Greater faculty and staff engagement and involvement in enterprise-level decision-making is a key step in strengthening University of Iowa Health Care as a “destination” academic medical center, noted Brooks Jackson, MD, MBA, UI vice president for medical affairs and dean of the UI Carver College of Medicine.
In his State of the Enterprise presentation, “Strengths, Challenges, and the Path Forward,” on Nov. 28 in the Prem Sahai Auditorium, Jackson noted that UI Health Care is an integrated academic health system, with closely aligned strategic priorities among the Carver College of Medicine, UI Hospitals & Clinics, and UI Physicians.
Being an integrated system led Jackson to establish an Enterprise Committee this past year, a predominantly faculty-led group that works with UI Health Care administrative leadership to help “plan, strategize, and operationalize as one unit,” according to Jackson.
“I’ve always believed that 10 heads are better than one,” Jackson said. “Getting input from a lot of the key players within our organization is extremely important. And it’s not just [department] chairs or administrators. We will have work groups—faculty, nurses, and others. This will help guide this committee in the big decisions we need to make.”

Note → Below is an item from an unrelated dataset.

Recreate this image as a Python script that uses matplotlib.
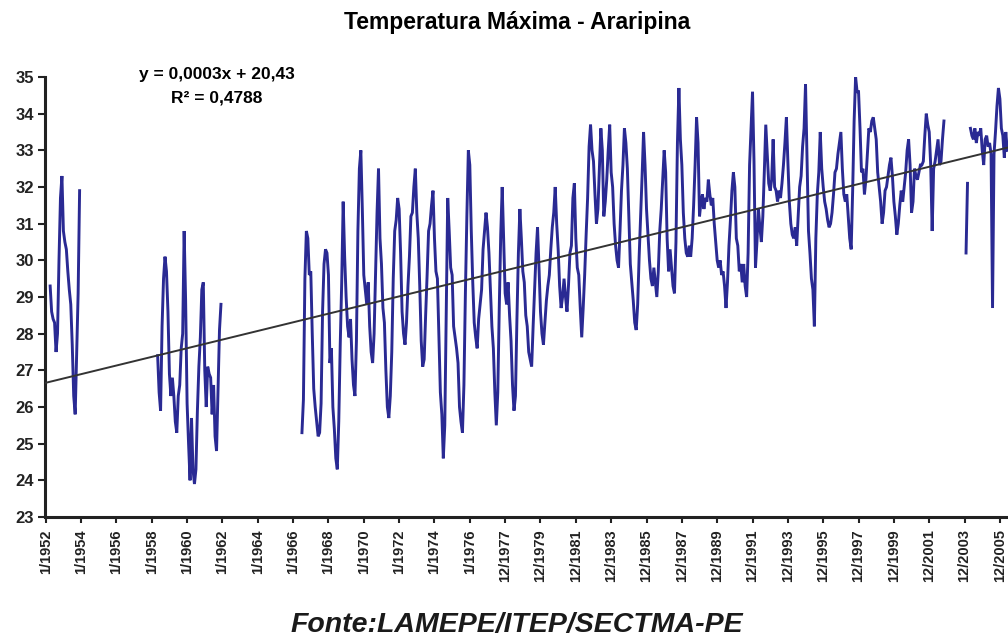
import numpy as np
import matplotlib
matplotlib.use('Agg')
import matplotlib.pyplot as plt

plt.rcParams['font.family'] = ['Liberation Sans', 'DejaVu Sans']

# Temperatura máxima mensal (°C) - Araripina, em índice de mês (0 = jan/1952)
inicio_1952 = 3
tmax_1952 = [29.3, 28.6, 28.4, 28.3, 27.5, 28.0, 30.0, 31.7, 32.3, 30.8, 30.5,
             30.3, 29.7, 29.2, 28.8, 27.7, 26.3, 25.8, 27.4, 29.1, 31.9]

inicio_1958 = 76
tmax_1958 = [27.4, 26.4, 25.9, 28.2, 29.5, 30.1, 29.7, 28.6, 26.9, 26.3, 26.8, 26.3,
             25.6, 25.3, 26.3, 26.6, 27.6, 28.0, 30.8, 28.9, 26.1, 25.0, 24.0, 25.7,
             24.3, 23.9, 24.3, 25.9, 27.1, 27.9, 29.2, 29.4, 27.0, 26.0, 27.1, 26.9,
             26.8, 25.8, 26.6, 25.2, 24.8, 26.4, 28.1, 28.8]

inicio_1966 = 174
tmax_1966 = [
    25.3, 26.2, 29.5, 30.8, 30.6, 29.6, 29.7, 28.0, 26.5, 26.0, 25.6, 25.2,
    25.3, 26.1, 28.6, 29.9, 30.3, 30.2, 29.6, 27.2, 27.6, 26.0, 25.4, 24.6,
    24.3, 25.6, 27.7, 29.4, 31.6, 30.1, 29.0, 28.2, 27.9, 28.4, 27.3, 26.6,
    26.3, 27.8, 30.8, 32.5, 33.0, 31.4, 29.6, 29.2, 28.8, 29.4, 28.2, 27.5,
    27.2, 28.0, 29.7, 31.3, 32.5, 30.6, 29.9, 28.7, 28.3, 27.0, 26.0, 25.7,
    26.3, 27.5, 29.5, 30.8, 31.1, 31.7, 31.4, 30.2, 28.6, 28.0, 27.7, 28.3,
    29.3, 30.1, 31.2, 31.3, 32.0, 32.5, 31.3, 30.6, 29.3, 27.8, 27.1, 27.3,
    28.5, 29.6, 30.8, 31.0, 31.5, 31.9, 30.6, 29.7, 29.5, 28.0, 26.4, 25.8,
    24.6, 25.5, 28.6, 31.7, 30.8, 29.8, 29.6, 28.2, 27.9, 27.6, 27.2, 26.0,
    25.6, 25.3, 26.6, 29.1, 31.2, 33.0, 32.6, 30.8, 29.4, 28.3, 27.9, 27.6,
    28.4, 28.8, 29.2, 30.3, 30.8, 31.3, 30.9, 30.2, 29.2, 28.2, 27.6, 26.4,
    25.5, 26.4, 28.7, 30.7, 32.0, 30.5, 29.1, 28.8, 29.4, 28.5, 27.8, 26.6,
    25.9, 26.3, 28.4, 30.2, 31.4, 30.6, 29.7, 29.4, 28.5, 28.2, 27.5, 27.3,
    27.1, 28.2, 29.2, 30.2, 30.9, 29.8, 28.6, 28.0, 27.7, 28.3, 28.9, 29.3,
    29.6, 30.3, 30.9, 31.3, 32.0, 31.0, 30.3, 29.3, 28.7, 29.0, 29.5, 29.0,
    28.6, 29.3, 30.2, 30.4, 31.7, 32.1, 30.6, 29.8, 29.6, 28.7, 27.9, 28.7,
    29.6, 30.7, 31.7, 33.1, 33.7, 33.0, 32.7, 31.8, 31.0, 31.4, 32.5, 33.6,
    33.0, 31.2, 31.6, 32.2, 33.0, 33.7, 32.4, 32.0, 31.0, 30.4, 30.0, 29.8,
    30.8, 31.9, 32.6, 33.6, 33.2, 32.5, 31.2, 29.9, 29.4, 28.9, 28.3, 28.1,
    28.8, 30.1, 31.2, 32.3, 33.5, 32.6, 31.4, 30.7, 30.0, 29.5, 29.3, 29.8,
    29.4, 29.0, 29.7, 30.8, 31.4, 32.2, 33.0, 32.4, 30.6, 29.7, 30.3, 29.8,
    29.3, 29.1, 30.5, 33.2, 34.7, 33.3, 32.6, 31.3, 30.6, 30.2, 30.1, 30.4,
    30.1, 30.6, 31.5, 32.6, 33.9, 33.2, 31.2, 31.6, 31.8, 31.4, 31.7, 31.6,
    32.2, 31.8, 31.5, 31.7, 31.0, 30.5, 30.0, 29.8, 30.0, 29.6, 29.7, 29.3,
    28.7, 29.4, 30.4, 31.1, 31.9, 32.4, 32.0, 30.6, 30.4, 29.7, 29.9, 29.4,
    29.9, 29.3, 29.0, 30.2, 32.6, 33.6, 34.6, 32.7, 29.8, 30.5, 31.4, 30.9,
    30.5, 31.2, 32.4, 33.7, 32.9, 32.1, 31.9, 32.2, 33.3, 32.0, 31.9, 31.6,
    31.9, 31.7, 32.1, 32.6, 33.2, 33.9, 32.7, 31.6, 31.0, 30.7, 30.6, 30.9,
    30.4, 31.2, 32.0, 32.3, 33.1, 33.6, 34.8, 32.8, 30.8, 30.2, 29.5, 29.2,
    28.2, 30.6, 31.8, 32.4, 33.5, 32.5, 32.0, 31.6, 31.4, 31.1, 30.9, 31.0,
    31.3, 31.8, 32.4, 32.5, 32.9, 33.2, 33.5, 32.5, 31.8, 31.6, 31.8, 31.2,
    30.6, 30.3, 31.9, 33.8, 35.0, 34.6, 34.6, 33.6, 32.4, 32.5, 31.8, 32.2,
    32.9, 33.6, 33.5, 33.8, 33.9, 33.6, 33.3, 32.4, 32.0, 31.6, 31.0, 31.3,
    31.9, 32.0, 32.3, 32.6, 32.8, 32.3, 31.6, 31.2, 30.7, 31.0, 31.5, 31.9,
    31.6, 32.0, 32.4, 33.0, 33.3, 32.6, 31.3, 31.6, 32.5, 32.3, 32.2, 32.4,
    32.6, 32.6, 32.7, 33.4, 34.0, 33.7, 33.5, 32.6, 30.8, 32.5, 32.7, 33.0,
    33.3, 32.6, 32.7, 33.3, 33.8]

inicio_2003a = 625
tmax_2003a = [30.2, 32.1]

inicio_2003b = 628
tmax_2003b = [33.6, 33.4, 33.3, 33.6, 33.2, 33.5, 33.4, 33.6, 33.0, 32.6, 33.3, 33.4,
              33.1, 33.2, 32.9, 28.7, 32.9, 33.5, 34.2, 34.7, 34.4, 33.6, 33.4, 32.8,
              33.5, 33.0]

# linha de tendência (por mês)
tend_inicio = 26.66
tend_incl = 0.00982

rotulos = ['1/1952', '1/1954', '1/1956', '1/1958', '1/1960', '1/1962', '1/1964',
           '1/1966', '1/1968', '1/1970', '1/1972', '1/1974', '1/1976', '12/1977',
           '12/1979', '12/1981', '12/1983', '12/1985', '12/1987', '12/1989',
           '12/1991', '12/1993', '12/1995', '12/1997', '12/1999', '12/2001',
           '12/2003', '12/2005']

n_meses = 655
serie = np.full(n_meses, np.nan)
for ini, vals in [(inicio_1952, tmax_1952), (inicio_1958, tmax_1958),
                  (inicio_1966, tmax_1966), (inicio_2003a, tmax_2003a),
                  (inicio_2003b, tmax_2003b)]:
    serie[ini:ini + len(vals)] = vals

meses = np.arange(n_meses)

fig = plt.figure(figsize=(10.08, 6.42), dpi=100)
ax = fig.add_axes([45 / 1008, 125 / 642, 963 / 1008, 440 / 642])

ax.plot(meses, serie, color='#2a2a93', lw=2.1, solid_joinstyle='miter', zorder=2)
ax.plot(meses, tend_inicio + tend_incl * meses, color='#333333', lw=1.4, zorder=3)

ax.set_ylim(23, 35)
ax.set_xlim(-0.5, 653.5)
ax.set_yticks(range(23, 36))
ax.set_yticklabels([str(v) for v in range(23, 36)], fontsize=12, fontweight='bold')
ax.set_xticks([24 * i for i in range(len(rotulos))])
ax.set_xticklabels(rotulos, rotation=90, fontsize=10.5, fontweight='bold')

for s in ['top', 'right']:
    ax.spines[s].set_visible(False)
for s in ['left', 'bottom']:
    ax.spines[s].set_linewidth(2.2)
    ax.spines[s].set_color('#222222')
ax.tick_params(axis='y', direction='out', length=5, width=1.5, pad=3, colors='#222222')
ax.tick_params(axis='x', direction='out', length=4, width=1.5, pad=5, colors='#222222')

fig.text(517 / 1008, 1 - 23 / 642, 'Temperatura Máxima - Araripina',
         ha='center', va='center', fontsize=16.5, fontweight='bold')
fig.text(217 / 1008, 1 - 75 / 642, 'y = 0,0003x + 20,43',
         ha='center', va='center', fontsize=12.5, fontweight='bold')
fig.text(217 / 1008, 1 - 98 / 642, 'R² = 0,4788',
         ha='center', va='center', fontsize=12.5, fontweight='bold')
fig.text(517 / 1008, 1 - 625 / 642, 'Fonte:LAMEPE/ITEP/SECTMA-PE',
         ha='center', va='center', fontsize=20.5, fontweight='bold', style='italic',
         color='#1a1a1a')

fig.savefig('out.png', dpi=100, facecolor='white')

During his presentation, Jackson noted examples of UI Health Care successes, including:
- Faculty who are recognized leaders in their fields of medicine—such as 2018 Warren Albert Foundation Prize recipient Michael Welsh, MD, who was honored for his research on cystic fibrosis, and 2018 National Academy of Medicine inductee Ronald Weigel, MD, PhD, who serves as chair of the Department of Surgery
- New faculty who have joined the Iowa Neuroscience Institute, dedicated to studies on the brain and nervous system and an example of a collaborative and multidisciplinary research culture at Iowa
- Nearly $225 million in external research funding in fiscal year 2018
- High demand for patient care services at UI Hospitals & Clinics and off-site clinic locations
- A fourth consecutive designation as a Magnet hospital for nursing excellence in 2018
Jackson also cited a number of challenges, including:
- The costs of medical education and the need to increase scholarship support for students
- Balancing low, flat, or negative reimbursements for patient care services against unfunded mandates and operational expenses
- Improving national rankings, which can affect recruitment of faculty, staff, students, and trainees and impact philanthropy and private-industry partnerships
- Reductions in state support to the UI and UI Hospitals & Clinics
Looking ahead, Jackson outlined eight priority areas for continued growth and success:
- Increase patient care volumes and achieve a more favorable payer mix
- Make strategic investments in capital, research capital, and training programs
- Develop new sources of revenue through philanthropy and intellectual property
- Consider and explore collaboration and partnerships with other hospitals and health systems
- Encourage faculty to become national/international experts through scholarship and service leadership
- Make education more affordable and boost scholarship support through philanthropy
- Apply for larger and more federal research grants
- Advocate for more state support for research and education
In closing, Jackson emphasized that UI Health Care is part of “one University of Iowa” and encouraged even greater collaboration with other UI colleges, centers, and programs.
“We will be stronger in working with our peer colleges on this campus. This really can allow us to be leading in a number of areas and offer a number of competitive advantages,” he said.